_Task statement_
Output each line exactly as it appears, skipping any embedded picture.

_Given material_
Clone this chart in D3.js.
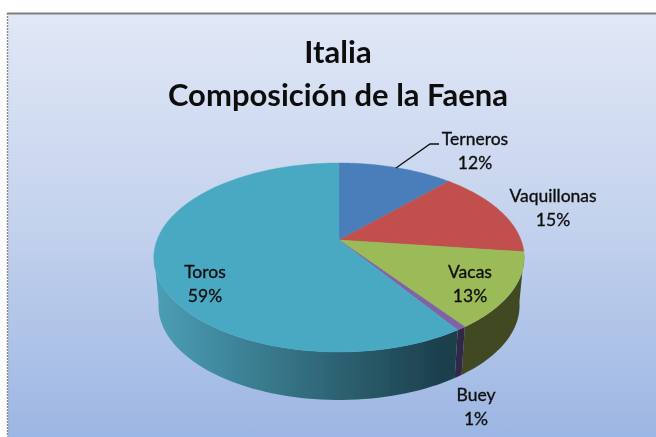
<!DOCTYPE html>
<html lang="es">
<head>
<meta charset="utf-8">
<title>Italia - Composición de la Faena</title>
<style>
  html, body { margin: 0; padding: 0; background: #fff; }
  svg { display: block; }
  text { font-family: Lato, "Open Sans", sans-serif; fill: #111; }
</style>
<script src="https://d3js.org/d3.v7.min.js"></script>
</head>
<body>
<div class="chart"></div>
<script>
const categories = ["Terneros", "Vaquillonas", "Vacas", "Buey", "Toros"];
const shares = [12, 15, 13, 0.7, 59.3];
const topColors = ["#4a7ebb", "#c0504d", "#9bbb59", "#8064a2", "#4aa9c3"];
const titleLines = ["Italia", "Composición de la Faena"];

const width = 656, height = 437;

// pie seen in perspective: apex is not the middle of the ellipse
const apex = { x: 339, y: 240 },
  radX = 182, radY = 91.3, persp = 0.185, depth = 48, shrink = 0.975;

const project = a => {
  const u = Math.sin(a), v = Math.cos(a), w = 1 + persp * v;
  return [apex.x + radX * u / w, apex.y - radY * v / w];
};
const lower = p => [apex.x + (p[0] - apex.x) * shrink, p[1] + depth];

const rim = (a0, a1) => d3.range(0, 61).map(i => project(a0 + (a1 - a0) * i / 60));
const line = d3.line();

const svg = d3.select(".chart").append("svg")
  .attr("width", width)
  .attr("height", height);

const defs = svg.append("defs");

const bg = defs.append("linearGradient").attr("id", "bg")
  .attr("x1", 0).attr("y1", 0).attr("x2", 0).attr("y2", 1);
bg.append("stop").attr("offset", "0%").attr("stop-color", "#e1e8f6");
bg.append("stop").attr("offset", "50%").attr("stop-color", "#c3d2ed");
bg.append("stop").attr("offset", "100%").attr("stop-color", "#9cb6e3");

const wall = defs.append("linearGradient").attr("id", "wallToros")
  .attr("gradientUnits", "userSpaceOnUse")
  .attr("x1", 153).attr("y1", 0).attr("x2", 524).attr("y2", 0);
wall.append("stop").attr("offset", "0%").attr("stop-color", "#4b9fb7");
wall.append("stop").attr("offset", "50%").attr("stop-color", "#2d6272");
wall.append("stop").attr("offset", "78%").attr("stop-color", "#1c3f4c");
wall.append("stop").attr("offset", "100%").attr("stop-color", "#1c3f4c");

defs.append("filter").attr("id", "soft")
  .append("feGaussianBlur").attr("stdDeviation", 0.45);

// chart area, the frame is only visible on top and left
svg.append("rect")
  .attr("x", 8).attr("y", 14)
  .attr("width", width - 8).attr("height", height - 14)
  .attr("fill", "url(#bg)");
svg.append("path")
  .attr("d", line([[7, 13.5], [width, 13.5]]))
  .attr("stroke", "#808080")
  .attr("stroke-width", 2);
svg.append("path")
  .attr("d", line([[7.5, 13], [7.5, height]]))
  .attr("stroke", "#8a8a8a")
  .attr("stroke-width", 1.4)
  .attr("stroke-dasharray", "2 1");

const chart = svg.append("g").attr("filter", "url(#soft)");

const slices = d3.pie().sort(null).value(d => d)(shares);

// side walls, only the part of the rim facing the viewer
const turnRight = 1.72, turnLeft = 2 * Math.PI - 1.72;
const wallFill = ["#404a22", "#404a22", "#404a22", "#33284a", "url(#wallToros)"];

chart.append("g").selectAll("path")
  .data(slices)
  .join("path")
  .attr("d", d => {
    const a0 = Math.max(d.startAngle, turnRight), a1 = Math.min(d.endAngle, turnLeft);
    if (a1 <= a0) return null;
    const edge = rim(a0, a1);
    return line(edge.concat(edge.map(lower).reverse())) + "Z";
  })
  .attr("fill", (d, i) => wallFill[i]);

// top face
chart.append("g").selectAll("path")
  .data(slices)
  .join("path")
  .attr("d", d => line([[apex.x, apex.y]].concat(rim(d.startAngle, d.endAngle))) + "Z")
  .attr("fill", (d, i) => topColors[i])
  .attr("stroke", (d, i) => topColors[i])
  .attr("stroke-width", 0.4);

// leader for Terneros
chart.append("path")
  .attr("d", line([[396, 168], [430, 144], [439, 144]]))
  .attr("fill", "none")
  .attr("stroke", "#111")
  .attr("stroke-width", 1.3);

const title = chart.append("g")
  .attr("text-anchor", "middle")
  .style("font-weight", "bold")
  .style("font-size", "31px");
title.selectAll("text")
  .data(titleLines)
  .join("text")
  .attr("x", 338)
  .attr("y", (d, i) => 63 + i * 42.5)
  .text(d => d);

// label centres, name on the first line and the share under it
const labelX = [475, 553, 470, 476, 205];
const labelY = [145, 202, 278, 401, 278];

const labels = chart.append("g")
  .attr("text-anchor", "middle")
  .style("font-size", "17.5px")
  .style("stroke", "#111")
  .style("stroke-width", 0.35);
labels.selectAll("text.name")
  .data(categories)
  .join("text")
  .attr("class", "name")
  .attr("x", (d, i) => labelX[i])
  .attr("y", (d, i) => labelY[i])
  .text(d => d);
labels.selectAll("text.share")
  .data(shares)
  .join("text")
  .attr("class", "share")
  .attr("x", (d, i) => labelX[i])
  .attr("y", (d, i) => labelY[i] + 24)
  .text(d => Math.round(d) + "%");
</script>
</body>
</html>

_Worked solution_
Clone this chart in D3.js.
<!DOCTYPE html>
<html lang="es">
<head>
<meta charset="utf-8">
<title>Italia - Composición de la Faena</title>
<style>
  html, body { margin: 0; padding: 0; background: #fff; }
  svg { display: block; }
  text { font-family: Lato, "Open Sans", sans-serif; fill: #111; }
</style>
<script src="https://d3js.org/d3.v7.min.js"></script>
</head>
<body>
<div class="chart"></div>
<script>
const categories = ["Terneros", "Vaquillonas", "Vacas", "Buey", "Toros"];
const shares = [12, 15, 13, 0.7, 59.3];
const topColors = ["#4a7ebb", "#c0504d", "#9bbb59", "#8064a2", "#4aa9c3"];
const titleLines = ["Italia", "Composición de la Faena"];

const width = 656, height = 437;

// pie seen in perspective: apex is not the middle of the ellipse
const apex = { x: 339, y: 240 },
  radX = 182, radY = 91.3, persp = 0.185, depth = 48, shrink = 0.975;

const project = a => {
  const u = Math.sin(a), v = Math.cos(a), w = 1 + persp * v;
  return [apex.x + radX * u / w, apex.y - radY * v / w];
};
const lower = p => [apex.x + (p[0] - apex.x) * shrink, p[1] + depth];

const rim = (a0, a1) => d3.range(0, 61).map(i => project(a0 + (a1 - a0) * i / 60));
const line = d3.line();

const svg = d3.select(".chart").append("svg")
  .attr("width", width)
  .attr("height", height);

const defs = svg.append("defs");

const bg = defs.append("linearGradient").attr("id", "bg")
  .attr("x1", 0).attr("y1", 0).attr("x2", 0).attr("y2", 1);
bg.append("stop").attr("offset", "0%").attr("stop-color", "#e1e8f6");
bg.append("stop").attr("offset", "50%").attr("stop-color", "#c3d2ed");
bg.append("stop").attr("offset", "100%").attr("stop-color", "#9cb6e3");

const wall = defs.append("linearGradient").attr("id", "wallToros")
  .attr("gradientUnits", "userSpaceOnUse")
  .attr("x1", 153).attr("y1", 0).attr("x2", 524).attr("y2", 0);
wall.append("stop").attr("offset", "0%").attr("stop-color", "#4b9fb7");
wall.append("stop").attr("offset", "50%").attr("stop-color", "#2d6272");
wall.append("stop").attr("offset", "78%").attr("stop-color", "#1c3f4c");
wall.append("stop").attr("offset", "100%").attr("stop-color", "#1c3f4c");

defs.append("filter").attr("id", "soft")
  .append("feGaussianBlur").attr("stdDeviation", 0.45);

// chart area, the frame is only visible on top and left
svg.append("rect")
  .attr("x", 8).attr("y", 14)
  .attr("width", width - 8).attr("height", height - 14)
  .attr("fill", "url(#bg)");
svg.append("path")
  .attr("d", line([[7, 13.5], [width, 13.5]]))
  .attr("stroke", "#808080")
  .attr("stroke-width", 2);
svg.append("path")
  .attr("d", line([[7.5, 13], [7.5, height]]))
  .attr("stroke", "#8a8a8a")
  .attr("stroke-width", 1.4)
  .attr("stroke-dasharray", "2 1");

const chart = svg.append("g").attr("filter", "url(#soft)");

const slices = d3.pie().sort(null).value(d => d)(shares);

// side walls, only the part of the rim facing the viewer
const turnRight = 1.72, turnLeft = 2 * Math.PI - 1.72;
const wallFill = ["#404a22", "#404a22", "#404a22", "#33284a", "url(#wallToros)"];

chart.append("g").selectAll("path")
  .data(slices)
  .join("path")
  .attr("d", d => {
    const a0 = Math.max(d.startAngle, turnRight), a1 = Math.min(d.endAngle, turnLeft);
    if (a1 <= a0) return null;
    const edge = rim(a0, a1);
    return line(edge.concat(edge.map(lower).reverse())) + "Z";
  })
  .attr("fill", (d, i) => wallFill[i]);

// top face
chart.append("g").selectAll("path")
  .data(slices)
  .join("path")
  .attr("d", d => line([[apex.x, apex.y]].concat(rim(d.startAngle, d.endAngle))) + "Z")
  .attr("fill", (d, i) => topColors[i])
  .attr("stroke", (d, i) => topColors[i])
  .attr("stroke-width", 0.4);

// leader for Terneros
chart.append("path")
  .attr("d", line([[396, 168], [430, 144], [439, 144]]))
  .attr("fill", "none")
  .attr("stroke", "#111")
  .attr("stroke-width", 1.3);

const title = chart.append("g")
  .attr("text-anchor", "middle")
  .style("font-weight", "bold")
  .style("font-size", "31px");
title.selectAll("text")
  .data(titleLines)
  .join("text")
  .attr("x", 338)
  .attr("y", (d, i) => 63 + i * 42.5)
  .text(d => d);

// label centres, name on the first line and the share under it
const labelX = [475, 553, 470, 476, 205];
const labelY = [145, 202, 278, 401, 278];

const labels = chart.append("g")
  .attr("text-anchor", "middle")
  .style("font-size", "17.5px")
  .style("stroke", "#111")
  .style("stroke-width", 0.35);
labels.selectAll("text.name")
  .data(categories)
  .join("text")
  .attr("class", "name")
  .attr("x", (d, i) => labelX[i])
  .attr("y", (d, i) => labelY[i])
  .text(d => d);
labels.selectAll("text.share")
  .data(shares)
  .join("text")
  .attr("class", "share")
  .attr("x", (d, i) => labelX[i])
  .attr("y", (d, i) => labelY[i] + 24)
  .text(d => Math.round(d) + "%");
</script>
</body>
</html>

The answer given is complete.